The Sula Prefabricated Home, designed by Diana Salvador, stands out as a remarkable architectural achievement that combines innovation, sustainability, and a commitment to environmental responsibility. Named after the seabird genus boobies, Sula was assembled in the Galapagos Islands for Catalina and her family, challenging conventional construction norms by being pre-fabricated on the mainland and transported in pieces. This endeavor not only showcases a unique approach to architecture but also conveys a powerful message about the possibility of building without causing negative environmental impacts.

The construction of Sula involved meticulous planning and execution, integrating 17,000 screws and nearly 2,000 custom-made pieces in wood, metal, aluminum, and glass. The design prioritized scalability, transport flexibility, and adaptation to the local context, allowing for an efficient use of resources. The prefabrication process and commitment to minimal environmental impact underscore a radical attitude towards construction and emphasize the role of women in architectural practice. Sula not only challenges traditional construction methods but also promotes a collective well-being approach, demonstrating that it is possible to create a habitat that respects nature and minimizes the carbon footprint.

The architectural ingenuity of Sula extends beyond its innovative construction methods. The design incorporates bioclimatic strategies justified by dynamic thermal simulations, emphasizing interior comfort through thoughtful use of materials. The elevated structure allows for the formation of air chambers, promoting natural ventilation and facilitating potential disassembly for relocation. The limited use of concrete and the strategic use of gabions as foundations further exemplify the commitment to minimizing environmental impact. By utilizing five unique materials – wood, stone, metal, glass, and PVC – in an efficient and flexible manner, Sula achieves a harmonious and environmentally balanced element.
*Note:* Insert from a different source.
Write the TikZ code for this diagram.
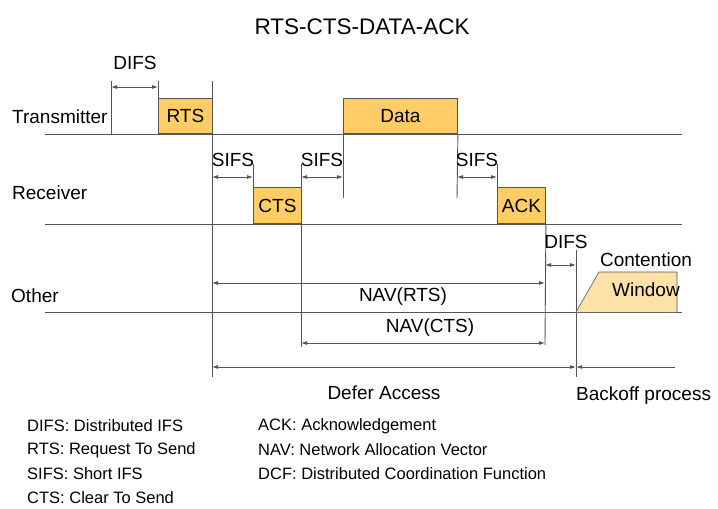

Diana Salvador’s reflections on her role as an architect, mother, and woman add a personal dimension to the project. Her commitment to making a positive difference in a challenging world and contributing to the well-being of others reflects a deep sense of purpose. Sula becomes not just a structure but a manifestation of Salvador’s belief in creating habitats that go beyond survival, aiming to make people truly feel alive. In a world where kindness to oneself and thoughtful habitat creation are increasingly crucial, Sula stands as a testament to the transformative power of architecture.